◆ INSTRUCTION ◆
Copy everything in the data below exactly except the pictures.

◆ RECORDED INFORMATION ◆
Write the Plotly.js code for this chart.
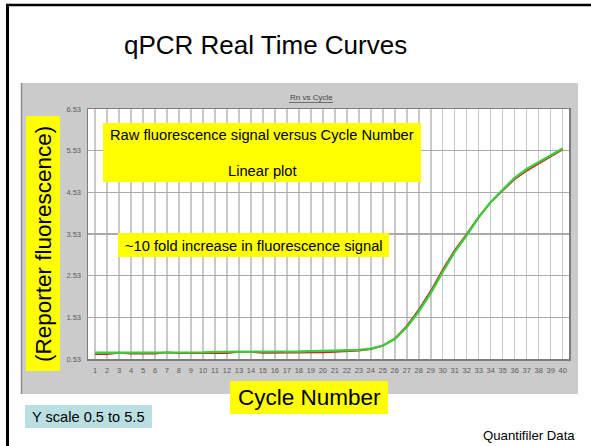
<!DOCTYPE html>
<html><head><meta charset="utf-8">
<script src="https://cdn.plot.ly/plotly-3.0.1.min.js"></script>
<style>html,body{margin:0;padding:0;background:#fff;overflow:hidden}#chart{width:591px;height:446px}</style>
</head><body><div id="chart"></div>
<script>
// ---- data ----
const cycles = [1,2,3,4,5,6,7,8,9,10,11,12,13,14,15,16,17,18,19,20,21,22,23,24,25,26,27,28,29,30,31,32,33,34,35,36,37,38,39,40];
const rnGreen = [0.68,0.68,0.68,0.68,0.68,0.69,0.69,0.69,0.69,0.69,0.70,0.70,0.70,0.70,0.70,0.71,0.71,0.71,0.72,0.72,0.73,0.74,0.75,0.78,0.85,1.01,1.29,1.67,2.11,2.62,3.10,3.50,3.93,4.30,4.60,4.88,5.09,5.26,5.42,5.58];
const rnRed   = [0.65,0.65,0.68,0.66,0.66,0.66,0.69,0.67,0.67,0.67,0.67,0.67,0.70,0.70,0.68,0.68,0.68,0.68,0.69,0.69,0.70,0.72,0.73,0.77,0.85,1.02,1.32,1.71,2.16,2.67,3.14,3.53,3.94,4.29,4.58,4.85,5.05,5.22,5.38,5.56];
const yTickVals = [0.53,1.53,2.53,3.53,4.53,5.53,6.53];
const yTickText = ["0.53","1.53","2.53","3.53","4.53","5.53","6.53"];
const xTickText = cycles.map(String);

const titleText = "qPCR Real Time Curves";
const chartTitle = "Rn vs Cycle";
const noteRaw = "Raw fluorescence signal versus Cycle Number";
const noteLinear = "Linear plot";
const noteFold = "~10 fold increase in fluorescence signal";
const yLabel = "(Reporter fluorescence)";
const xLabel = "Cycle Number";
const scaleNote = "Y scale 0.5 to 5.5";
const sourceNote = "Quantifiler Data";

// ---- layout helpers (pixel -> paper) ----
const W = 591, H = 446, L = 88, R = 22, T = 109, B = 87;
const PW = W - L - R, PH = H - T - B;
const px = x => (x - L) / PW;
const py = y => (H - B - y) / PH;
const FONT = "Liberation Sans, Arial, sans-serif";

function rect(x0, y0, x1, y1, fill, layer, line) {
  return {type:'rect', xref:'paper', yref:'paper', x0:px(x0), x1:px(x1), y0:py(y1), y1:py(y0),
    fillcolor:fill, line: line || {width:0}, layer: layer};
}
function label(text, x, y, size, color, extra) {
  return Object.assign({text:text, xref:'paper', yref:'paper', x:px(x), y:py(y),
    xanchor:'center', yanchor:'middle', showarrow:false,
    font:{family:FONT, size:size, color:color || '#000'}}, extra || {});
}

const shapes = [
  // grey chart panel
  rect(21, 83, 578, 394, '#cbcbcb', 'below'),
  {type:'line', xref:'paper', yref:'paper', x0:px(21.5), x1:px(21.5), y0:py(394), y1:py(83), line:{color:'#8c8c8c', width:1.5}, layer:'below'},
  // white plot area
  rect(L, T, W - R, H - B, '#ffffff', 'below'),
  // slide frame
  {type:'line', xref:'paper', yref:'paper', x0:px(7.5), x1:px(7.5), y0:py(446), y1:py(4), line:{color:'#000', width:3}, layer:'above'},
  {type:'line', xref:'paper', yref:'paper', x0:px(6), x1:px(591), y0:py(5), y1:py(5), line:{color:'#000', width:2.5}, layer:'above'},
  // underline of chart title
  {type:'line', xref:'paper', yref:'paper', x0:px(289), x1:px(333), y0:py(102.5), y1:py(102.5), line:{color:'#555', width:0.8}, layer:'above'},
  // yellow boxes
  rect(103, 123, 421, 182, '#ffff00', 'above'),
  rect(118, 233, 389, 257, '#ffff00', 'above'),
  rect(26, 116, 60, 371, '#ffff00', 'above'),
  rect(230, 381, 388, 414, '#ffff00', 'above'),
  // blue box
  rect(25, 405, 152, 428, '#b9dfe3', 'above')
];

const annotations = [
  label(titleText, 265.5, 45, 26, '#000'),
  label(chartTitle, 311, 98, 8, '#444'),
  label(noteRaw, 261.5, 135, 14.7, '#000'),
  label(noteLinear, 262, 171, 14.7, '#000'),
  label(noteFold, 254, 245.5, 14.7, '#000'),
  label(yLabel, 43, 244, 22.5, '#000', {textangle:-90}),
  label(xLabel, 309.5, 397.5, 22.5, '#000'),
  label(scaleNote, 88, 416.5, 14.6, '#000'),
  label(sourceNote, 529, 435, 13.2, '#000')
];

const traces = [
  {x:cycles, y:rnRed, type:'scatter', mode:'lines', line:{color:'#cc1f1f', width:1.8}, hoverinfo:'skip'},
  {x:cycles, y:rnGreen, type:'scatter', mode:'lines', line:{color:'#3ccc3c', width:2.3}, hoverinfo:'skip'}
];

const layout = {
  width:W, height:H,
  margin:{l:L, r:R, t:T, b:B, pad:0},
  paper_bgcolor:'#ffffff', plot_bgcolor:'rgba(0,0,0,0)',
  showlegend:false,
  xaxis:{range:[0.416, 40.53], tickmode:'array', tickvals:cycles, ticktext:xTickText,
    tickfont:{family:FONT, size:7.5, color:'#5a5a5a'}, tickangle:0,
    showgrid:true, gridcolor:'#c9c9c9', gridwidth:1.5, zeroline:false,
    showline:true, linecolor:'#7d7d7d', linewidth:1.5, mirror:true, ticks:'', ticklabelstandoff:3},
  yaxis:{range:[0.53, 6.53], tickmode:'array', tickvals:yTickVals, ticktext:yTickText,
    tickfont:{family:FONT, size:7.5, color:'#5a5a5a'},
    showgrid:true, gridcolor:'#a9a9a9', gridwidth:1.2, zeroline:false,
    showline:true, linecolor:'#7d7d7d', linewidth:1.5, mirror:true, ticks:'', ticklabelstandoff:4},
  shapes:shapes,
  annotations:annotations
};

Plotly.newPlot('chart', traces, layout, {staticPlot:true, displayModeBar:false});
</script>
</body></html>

◆ COMPLETED EXERCISE ◆
Write the Plotly.js code for this chart.
<!DOCTYPE html>
<html><head><meta charset="utf-8">
<script src="https://cdn.plot.ly/plotly-3.0.1.min.js"></script>
<style>html,body{margin:0;padding:0;background:#fff;overflow:hidden}#chart{width:591px;height:446px}</style>
</head><body><div id="chart"></div>
<script>
// ---- data ----
const cycles = [1,2,3,4,5,6,7,8,9,10,11,12,13,14,15,16,17,18,19,20,21,22,23,24,25,26,27,28,29,30,31,32,33,34,35,36,37,38,39,40];
const rnGreen = [0.68,0.68,0.68,0.68,0.68,0.69,0.69,0.69,0.69,0.69,0.70,0.70,0.70,0.70,0.70,0.71,0.71,0.71,0.72,0.72,0.73,0.74,0.75,0.78,0.85,1.01,1.29,1.67,2.11,2.62,3.10,3.50,3.93,4.30,4.60,4.88,5.09,5.26,5.42,5.58];
const rnRed   = [0.65,0.65,0.68,0.66,0.66,0.66,0.69,0.67,0.67,0.67,0.67,0.67,0.70,0.70,0.68,0.68,0.68,0.68,0.69,0.69,0.70,0.72,0.73,0.77,0.85,1.02,1.32,1.71,2.16,2.67,3.14,3.53,3.94,4.29,4.58,4.85,5.05,5.22,5.38,5.56];
const yTickVals = [0.53,1.53,2.53,3.53,4.53,5.53,6.53];
const yTickText = ["0.53","1.53","2.53","3.53","4.53","5.53","6.53"];
const xTickText = cycles.map(String);

const titleText = "qPCR Real Time Curves";
const chartTitle = "Rn vs Cycle";
const noteRaw = "Raw fluorescence signal versus Cycle Number";
const noteLinear = "Linear plot";
const noteFold = "~10 fold increase in fluorescence signal";
const yLabel = "(Reporter fluorescence)";
const xLabel = "Cycle Number";
const scaleNote = "Y scale 0.5 to 5.5";
const sourceNote = "Quantifiler Data";

// ---- layout helpers (pixel -> paper) ----
const W = 591, H = 446, L = 88, R = 22, T = 109, B = 87;
const PW = W - L - R, PH = H - T - B;
const px = x => (x - L) / PW;
const py = y => (H - B - y) / PH;
const FONT = "Liberation Sans, Arial, sans-serif";

function rect(x0, y0, x1, y1, fill, layer, line) {
  return {type:'rect', xref:'paper', yref:'paper', x0:px(x0), x1:px(x1), y0:py(y1), y1:py(y0),
    fillcolor:fill, line: line || {width:0}, layer: layer};
}
function label(text, x, y, size, color, extra) {
  return Object.assign({text:text, xref:'paper', yref:'paper', x:px(x), y:py(y),
    xanchor:'center', yanchor:'middle', showarrow:false,
    font:{family:FONT, size:size, color:color || '#000'}}, extra || {});
}

const shapes = [
  // grey chart panel
  rect(21, 83, 578, 394, '#cbcbcb', 'below'),
  {type:'line', xref:'paper', yref:'paper', x0:px(21.5), x1:px(21.5), y0:py(394), y1:py(83), line:{color:'#8c8c8c', width:1.5}, layer:'below'},
  // white plot area
  rect(L, T, W - R, H - B, '#ffffff', 'below'),
  // slide frame
  {type:'line', xref:'paper', yref:'paper', x0:px(7.5), x1:px(7.5), y0:py(446), y1:py(4), line:{color:'#000', width:3}, layer:'above'},
  {type:'line', xref:'paper', yref:'paper', x0:px(6), x1:px(591), y0:py(5), y1:py(5), line:{color:'#000', width:2.5}, layer:'above'},
  // underline of chart title
  {type:'line', xref:'paper', yref:'paper', x0:px(289), x1:px(333), y0:py(102.5), y1:py(102.5), line:{color:'#555', width:0.8}, layer:'above'},
  // yellow boxes
  rect(103, 123, 421, 182, '#ffff00', 'above'),
  rect(118, 233, 389, 257, '#ffff00', 'above'),
  rect(26, 116, 60, 371, '#ffff00', 'above'),
  rect(230, 381, 388, 414, '#ffff00', 'above'),
  // blue box
  rect(25, 405, 152, 428, '#b9dfe3', 'above')
];

const annotations = [
  label(titleText, 265.5, 45, 26, '#000'),
  label(chartTitle, 311, 98, 8, '#444'),
  label(noteRaw, 261.5, 135, 14.7, '#000'),
  label(noteLinear, 262, 171, 14.7, '#000'),
  label(noteFold, 254, 245.5, 14.7, '#000'),
  label(yLabel, 43, 244, 22.5, '#000', {textangle:-90}),
  label(xLabel, 309.5, 397.5, 22.5, '#000'),
  label(scaleNote, 88, 416.5, 14.6, '#000'),
  label(sourceNote, 529, 435, 13.2, '#000')
];

const traces = [
  {x:cycles, y:rnRed, type:'scatter', mode:'lines', line:{color:'#cc1f1f', width:1.8}, hoverinfo:'skip'},
  {x:cycles, y:rnGreen, type:'scatter', mode:'lines', line:{color:'#3ccc3c', width:2.3}, hoverinfo:'skip'}
];

const layout = {
  width:W, height:H,
  margin:{l:L, r:R, t:T, b:B, pad:0},
  paper_bgcolor:'#ffffff', plot_bgcolor:'rgba(0,0,0,0)',
  showlegend:false,
  xaxis:{range:[0.416, 40.53], tickmode:'array', tickvals:cycles, ticktext:xTickText,
    tickfont:{family:FONT, size:7.5, color:'#5a5a5a'}, tickangle:0,
    showgrid:true, gridcolor:'#c9c9c9', gridwidth:1.5, zeroline:false,
    showline:true, linecolor:'#7d7d7d', linewidth:1.5, mirror:true, ticks:'', ticklabelstandoff:3},
  yaxis:{range:[0.53, 6.53], tickmode:'array', tickvals:yTickVals, ticktext:yTickText,
    tickfont:{family:FONT, size:7.5, color:'#5a5a5a'},
    showgrid:true, gridcolor:'#a9a9a9', gridwidth:1.2, zeroline:false,
    showline:true, linecolor:'#7d7d7d', linewidth:1.5, mirror:true, ticks:'', ticklabelstandoff:4},
  shapes:shapes,
  annotations:annotations
};

Plotly.newPlot('chart', traces, layout, {staticPlot:true, displayModeBar:false});
</script>
</body></html>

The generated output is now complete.